Muitos desses vídeos têm dezenas e até centenas de milhares de visualizações, e sem dúvida, banalizam de forma preconceituosa a vida de tantas pessoas
Dito isso, vamos ao mito do cocô e xixi pela janela. Já faz pelo menos 100 anos que estudos especializados sobre a Idade Média têm combatido essas fake news, que são muito mais antigas que o TikTok: vem pelo menos desde o século XVIII com o Iluminismo, que tentava mostrar sua superioridade com as pessoas que vieram séculos antes deles.
O artigo “Sanitation, Baths, and Street-Cleaning in the Middle Ages”, (Saneamento, banhos e limpeza de ruas na Idade Média), de 1928, diz, na página 192, que “entre as muitas censuras feitas contra a Idade Média, uma das calúnias mais insistentes tem sido uma calúnia de três cabeças latindo como cérbero para este efeito. Primeiro, que as ruas das cidades medievais eram constantemente mal cheirosas e cheias de sujeira, devido à falta de esgotos fechados e conveniências privadas ou públicas, ao costume de jogar lixo na rua e à falha das autoridades municipais.”
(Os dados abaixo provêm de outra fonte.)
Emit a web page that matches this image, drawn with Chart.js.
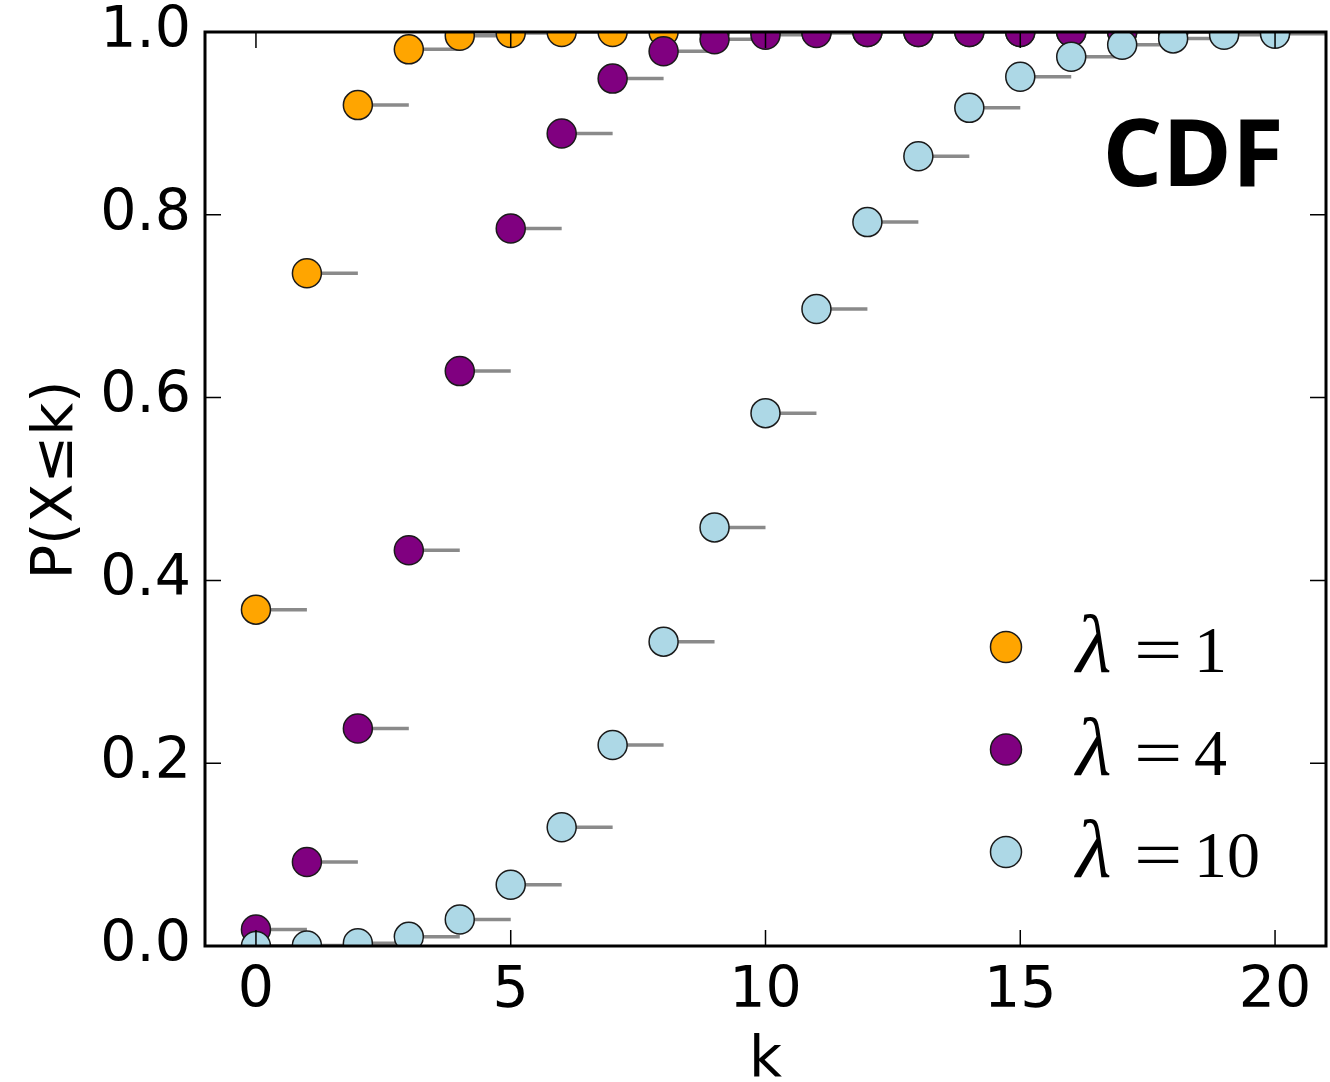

Os medievais conheciam e usavam uma prática comum desde os tempos mais remotos da humanidade: enterrar os excrementos, ou descartá-los nos rios próximos.
Aliás, essas práticas são usadas até hoje em muitas partes do mundo, inclusive. Esse era o padrão medieval, e em muitos lugares havia latrinas públicas.
Portanto, é absurdo e uma falsificação histórica dizer que os povos medievais, representando o continente europeu nos mil anos de Idade Média, faziam cocô em qualquer lugar.
Qualquer fonte escrita ou visual que sugira isso deve ser colocada no seu tempo e local específicos. De resto, cuidado com esses cocôs em forma de conteúdo no TikTok.